**EXERCISE OBJECTIVE:** From the data that follows, copy every line holding the string "document".
Start of SOURCE DATA
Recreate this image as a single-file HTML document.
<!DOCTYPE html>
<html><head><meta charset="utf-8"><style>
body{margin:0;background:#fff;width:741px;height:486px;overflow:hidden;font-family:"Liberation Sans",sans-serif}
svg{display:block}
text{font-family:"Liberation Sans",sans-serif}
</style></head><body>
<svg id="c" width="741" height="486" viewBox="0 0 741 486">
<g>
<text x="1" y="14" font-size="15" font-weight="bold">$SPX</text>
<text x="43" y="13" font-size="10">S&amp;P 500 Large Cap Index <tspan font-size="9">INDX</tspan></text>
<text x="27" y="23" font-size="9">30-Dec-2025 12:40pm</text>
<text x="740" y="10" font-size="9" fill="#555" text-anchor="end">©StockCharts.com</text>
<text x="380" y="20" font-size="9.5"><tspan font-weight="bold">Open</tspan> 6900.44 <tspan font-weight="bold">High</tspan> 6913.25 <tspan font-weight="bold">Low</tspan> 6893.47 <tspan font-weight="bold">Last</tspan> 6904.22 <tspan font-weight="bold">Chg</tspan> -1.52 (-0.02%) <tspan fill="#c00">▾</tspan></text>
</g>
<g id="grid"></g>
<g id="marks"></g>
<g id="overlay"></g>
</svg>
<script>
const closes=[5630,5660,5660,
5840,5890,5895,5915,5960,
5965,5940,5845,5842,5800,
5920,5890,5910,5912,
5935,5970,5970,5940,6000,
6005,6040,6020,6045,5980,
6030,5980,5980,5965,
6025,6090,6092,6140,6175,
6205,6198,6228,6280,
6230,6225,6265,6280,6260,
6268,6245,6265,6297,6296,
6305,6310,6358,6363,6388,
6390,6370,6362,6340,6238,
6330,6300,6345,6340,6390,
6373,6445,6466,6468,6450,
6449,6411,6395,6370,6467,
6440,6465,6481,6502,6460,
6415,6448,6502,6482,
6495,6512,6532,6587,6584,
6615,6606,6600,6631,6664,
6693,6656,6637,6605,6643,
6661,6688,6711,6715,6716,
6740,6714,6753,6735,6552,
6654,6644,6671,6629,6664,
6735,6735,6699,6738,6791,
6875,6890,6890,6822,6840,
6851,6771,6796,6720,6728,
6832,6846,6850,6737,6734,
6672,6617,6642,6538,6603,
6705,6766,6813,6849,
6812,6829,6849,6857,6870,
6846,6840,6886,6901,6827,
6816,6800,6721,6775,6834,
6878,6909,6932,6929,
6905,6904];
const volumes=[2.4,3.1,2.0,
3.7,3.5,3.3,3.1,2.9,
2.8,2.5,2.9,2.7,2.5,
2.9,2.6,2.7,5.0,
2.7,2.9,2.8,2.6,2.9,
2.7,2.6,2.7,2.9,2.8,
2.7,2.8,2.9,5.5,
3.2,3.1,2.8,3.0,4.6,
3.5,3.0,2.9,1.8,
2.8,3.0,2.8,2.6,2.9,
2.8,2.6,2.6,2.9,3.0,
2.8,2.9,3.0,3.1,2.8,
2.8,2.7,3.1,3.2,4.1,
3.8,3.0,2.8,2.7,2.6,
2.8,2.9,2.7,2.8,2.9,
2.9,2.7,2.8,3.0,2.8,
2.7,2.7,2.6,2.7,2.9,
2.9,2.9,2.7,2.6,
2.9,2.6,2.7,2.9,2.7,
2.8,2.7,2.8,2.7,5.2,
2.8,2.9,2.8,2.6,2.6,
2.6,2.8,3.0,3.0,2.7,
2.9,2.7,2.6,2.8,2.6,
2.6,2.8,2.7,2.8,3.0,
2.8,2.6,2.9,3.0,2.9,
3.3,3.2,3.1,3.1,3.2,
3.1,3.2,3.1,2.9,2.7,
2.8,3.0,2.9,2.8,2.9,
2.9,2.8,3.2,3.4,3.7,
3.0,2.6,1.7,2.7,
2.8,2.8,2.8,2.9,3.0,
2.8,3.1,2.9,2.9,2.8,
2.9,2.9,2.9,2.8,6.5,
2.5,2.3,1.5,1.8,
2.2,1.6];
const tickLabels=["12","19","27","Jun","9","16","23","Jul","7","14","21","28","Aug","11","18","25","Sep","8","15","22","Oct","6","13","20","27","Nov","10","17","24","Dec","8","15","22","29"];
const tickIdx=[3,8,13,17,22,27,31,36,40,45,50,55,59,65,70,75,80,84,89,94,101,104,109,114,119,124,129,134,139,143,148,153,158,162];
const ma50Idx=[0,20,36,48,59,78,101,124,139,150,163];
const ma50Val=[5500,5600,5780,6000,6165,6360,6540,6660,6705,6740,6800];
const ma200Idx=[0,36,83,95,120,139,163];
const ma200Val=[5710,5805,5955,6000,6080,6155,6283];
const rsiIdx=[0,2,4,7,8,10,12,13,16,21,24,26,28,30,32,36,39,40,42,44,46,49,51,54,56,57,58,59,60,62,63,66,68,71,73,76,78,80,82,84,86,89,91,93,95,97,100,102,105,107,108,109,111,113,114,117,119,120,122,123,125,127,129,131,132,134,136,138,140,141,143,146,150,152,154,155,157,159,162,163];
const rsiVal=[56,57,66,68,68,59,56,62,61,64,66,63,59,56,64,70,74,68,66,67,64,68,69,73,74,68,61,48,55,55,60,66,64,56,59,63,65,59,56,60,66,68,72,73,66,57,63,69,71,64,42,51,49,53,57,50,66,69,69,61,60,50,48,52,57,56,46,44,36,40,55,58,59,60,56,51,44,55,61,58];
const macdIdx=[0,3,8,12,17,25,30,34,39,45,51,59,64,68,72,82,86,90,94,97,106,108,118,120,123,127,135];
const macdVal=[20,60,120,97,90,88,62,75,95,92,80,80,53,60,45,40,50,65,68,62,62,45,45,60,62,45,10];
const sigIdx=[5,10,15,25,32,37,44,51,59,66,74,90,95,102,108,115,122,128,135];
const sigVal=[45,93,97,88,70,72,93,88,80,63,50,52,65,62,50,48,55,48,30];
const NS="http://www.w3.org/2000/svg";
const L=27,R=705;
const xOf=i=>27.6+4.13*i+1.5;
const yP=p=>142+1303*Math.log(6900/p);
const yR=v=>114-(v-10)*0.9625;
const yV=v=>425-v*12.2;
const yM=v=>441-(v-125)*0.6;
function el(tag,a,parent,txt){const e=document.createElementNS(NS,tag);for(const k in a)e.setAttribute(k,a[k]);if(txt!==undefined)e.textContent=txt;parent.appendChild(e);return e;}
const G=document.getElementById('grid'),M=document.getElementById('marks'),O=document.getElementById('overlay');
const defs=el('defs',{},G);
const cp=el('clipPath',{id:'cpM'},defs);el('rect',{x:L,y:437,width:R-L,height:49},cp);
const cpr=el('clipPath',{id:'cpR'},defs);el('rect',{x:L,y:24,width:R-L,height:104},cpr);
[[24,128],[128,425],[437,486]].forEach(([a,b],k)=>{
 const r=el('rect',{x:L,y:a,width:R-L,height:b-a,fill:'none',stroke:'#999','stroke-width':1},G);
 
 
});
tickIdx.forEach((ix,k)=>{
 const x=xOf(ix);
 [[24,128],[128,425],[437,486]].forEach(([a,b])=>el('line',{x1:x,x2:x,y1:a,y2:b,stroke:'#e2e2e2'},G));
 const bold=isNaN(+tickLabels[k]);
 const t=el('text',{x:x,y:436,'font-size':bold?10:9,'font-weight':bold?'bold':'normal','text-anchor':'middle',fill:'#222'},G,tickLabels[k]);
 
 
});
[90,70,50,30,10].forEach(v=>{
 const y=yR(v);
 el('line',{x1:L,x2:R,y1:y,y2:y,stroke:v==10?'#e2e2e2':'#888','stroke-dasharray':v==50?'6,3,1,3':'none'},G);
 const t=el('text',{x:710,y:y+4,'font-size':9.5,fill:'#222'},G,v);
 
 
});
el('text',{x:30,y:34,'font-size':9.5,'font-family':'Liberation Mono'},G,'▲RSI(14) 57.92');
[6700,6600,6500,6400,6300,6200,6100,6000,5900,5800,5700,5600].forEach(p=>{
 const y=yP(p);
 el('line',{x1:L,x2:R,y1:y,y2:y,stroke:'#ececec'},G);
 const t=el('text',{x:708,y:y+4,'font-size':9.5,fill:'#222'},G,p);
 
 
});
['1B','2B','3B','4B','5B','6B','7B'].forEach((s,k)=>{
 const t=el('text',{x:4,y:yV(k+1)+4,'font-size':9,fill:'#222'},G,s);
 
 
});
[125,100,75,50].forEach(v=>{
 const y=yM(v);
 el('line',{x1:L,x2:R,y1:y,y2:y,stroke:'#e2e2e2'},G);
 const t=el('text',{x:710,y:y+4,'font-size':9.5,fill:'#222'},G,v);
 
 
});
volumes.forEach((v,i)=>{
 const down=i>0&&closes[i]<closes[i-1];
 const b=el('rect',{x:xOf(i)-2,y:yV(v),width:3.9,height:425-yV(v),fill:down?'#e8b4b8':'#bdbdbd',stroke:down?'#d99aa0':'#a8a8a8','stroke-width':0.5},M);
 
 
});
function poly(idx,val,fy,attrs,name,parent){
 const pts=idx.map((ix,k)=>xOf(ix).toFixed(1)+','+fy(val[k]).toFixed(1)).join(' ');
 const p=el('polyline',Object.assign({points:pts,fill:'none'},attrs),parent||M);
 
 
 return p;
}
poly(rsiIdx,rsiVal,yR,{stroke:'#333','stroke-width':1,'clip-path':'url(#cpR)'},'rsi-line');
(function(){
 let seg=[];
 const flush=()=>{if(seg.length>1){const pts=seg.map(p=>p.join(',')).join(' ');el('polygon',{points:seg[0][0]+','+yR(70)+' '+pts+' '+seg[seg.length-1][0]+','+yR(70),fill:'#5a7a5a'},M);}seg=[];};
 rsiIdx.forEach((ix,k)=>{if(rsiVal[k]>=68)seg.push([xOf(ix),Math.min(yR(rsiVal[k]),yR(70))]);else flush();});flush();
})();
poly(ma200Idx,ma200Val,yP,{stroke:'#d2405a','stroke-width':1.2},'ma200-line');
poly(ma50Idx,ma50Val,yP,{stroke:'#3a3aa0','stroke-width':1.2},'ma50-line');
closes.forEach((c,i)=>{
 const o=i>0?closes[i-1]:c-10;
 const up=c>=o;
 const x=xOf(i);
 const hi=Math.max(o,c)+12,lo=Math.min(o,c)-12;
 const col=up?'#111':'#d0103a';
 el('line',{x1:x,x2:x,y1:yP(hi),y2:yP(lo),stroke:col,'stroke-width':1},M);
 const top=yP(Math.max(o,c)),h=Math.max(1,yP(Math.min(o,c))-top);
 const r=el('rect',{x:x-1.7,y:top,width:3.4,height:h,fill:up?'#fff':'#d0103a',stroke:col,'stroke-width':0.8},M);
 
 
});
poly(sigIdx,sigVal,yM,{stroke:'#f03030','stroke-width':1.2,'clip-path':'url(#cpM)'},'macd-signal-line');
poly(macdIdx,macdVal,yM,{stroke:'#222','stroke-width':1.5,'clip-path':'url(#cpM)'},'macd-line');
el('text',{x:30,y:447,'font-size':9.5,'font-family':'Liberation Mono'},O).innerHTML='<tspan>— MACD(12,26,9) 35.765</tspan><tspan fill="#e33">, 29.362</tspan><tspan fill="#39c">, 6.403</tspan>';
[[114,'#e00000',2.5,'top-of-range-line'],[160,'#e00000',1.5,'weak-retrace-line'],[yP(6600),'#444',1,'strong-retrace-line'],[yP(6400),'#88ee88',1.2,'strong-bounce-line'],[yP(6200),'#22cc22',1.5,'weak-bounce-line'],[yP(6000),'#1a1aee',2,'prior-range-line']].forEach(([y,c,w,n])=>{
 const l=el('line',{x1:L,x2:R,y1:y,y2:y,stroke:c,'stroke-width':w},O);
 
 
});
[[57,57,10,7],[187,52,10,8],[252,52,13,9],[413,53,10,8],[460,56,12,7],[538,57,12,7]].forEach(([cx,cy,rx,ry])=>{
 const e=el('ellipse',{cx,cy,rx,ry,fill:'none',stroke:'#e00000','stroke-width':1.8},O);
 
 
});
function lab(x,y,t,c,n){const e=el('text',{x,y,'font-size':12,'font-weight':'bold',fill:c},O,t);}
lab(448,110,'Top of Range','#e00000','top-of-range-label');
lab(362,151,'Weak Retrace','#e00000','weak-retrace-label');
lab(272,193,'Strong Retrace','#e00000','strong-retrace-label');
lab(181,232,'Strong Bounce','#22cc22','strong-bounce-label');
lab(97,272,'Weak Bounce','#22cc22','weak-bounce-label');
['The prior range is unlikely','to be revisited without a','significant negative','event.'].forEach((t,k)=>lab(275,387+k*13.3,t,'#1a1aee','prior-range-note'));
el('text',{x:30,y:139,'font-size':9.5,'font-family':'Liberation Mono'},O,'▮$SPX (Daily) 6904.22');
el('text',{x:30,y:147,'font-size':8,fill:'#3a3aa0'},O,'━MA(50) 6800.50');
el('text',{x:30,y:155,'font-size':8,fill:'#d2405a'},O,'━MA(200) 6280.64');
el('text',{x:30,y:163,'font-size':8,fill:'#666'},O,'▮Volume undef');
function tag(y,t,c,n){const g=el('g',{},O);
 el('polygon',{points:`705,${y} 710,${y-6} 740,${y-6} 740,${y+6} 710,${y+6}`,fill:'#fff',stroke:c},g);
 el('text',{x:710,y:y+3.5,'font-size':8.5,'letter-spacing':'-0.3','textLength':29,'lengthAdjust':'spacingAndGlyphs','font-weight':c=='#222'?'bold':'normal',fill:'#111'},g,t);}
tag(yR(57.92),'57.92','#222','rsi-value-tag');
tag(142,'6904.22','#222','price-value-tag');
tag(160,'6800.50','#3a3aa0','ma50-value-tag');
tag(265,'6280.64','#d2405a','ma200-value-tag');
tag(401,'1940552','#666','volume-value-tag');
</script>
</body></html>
End of SOURCE DATA
**RESPONSE TO THE EXERCISE:**
Recreate this image as a single-file HTML document.
function el(tag,a,parent,txt){const e=document.createElementNS(NS,tag);for(const k in a)e.setAttribute(k,a[k]);if(txt!==undefined)e.textContent=txt;parent.appendChild(e);return e;}
const G=document.getElementById('grid'),M=document.getElementById('marks'),O=document.getElementById('overlay');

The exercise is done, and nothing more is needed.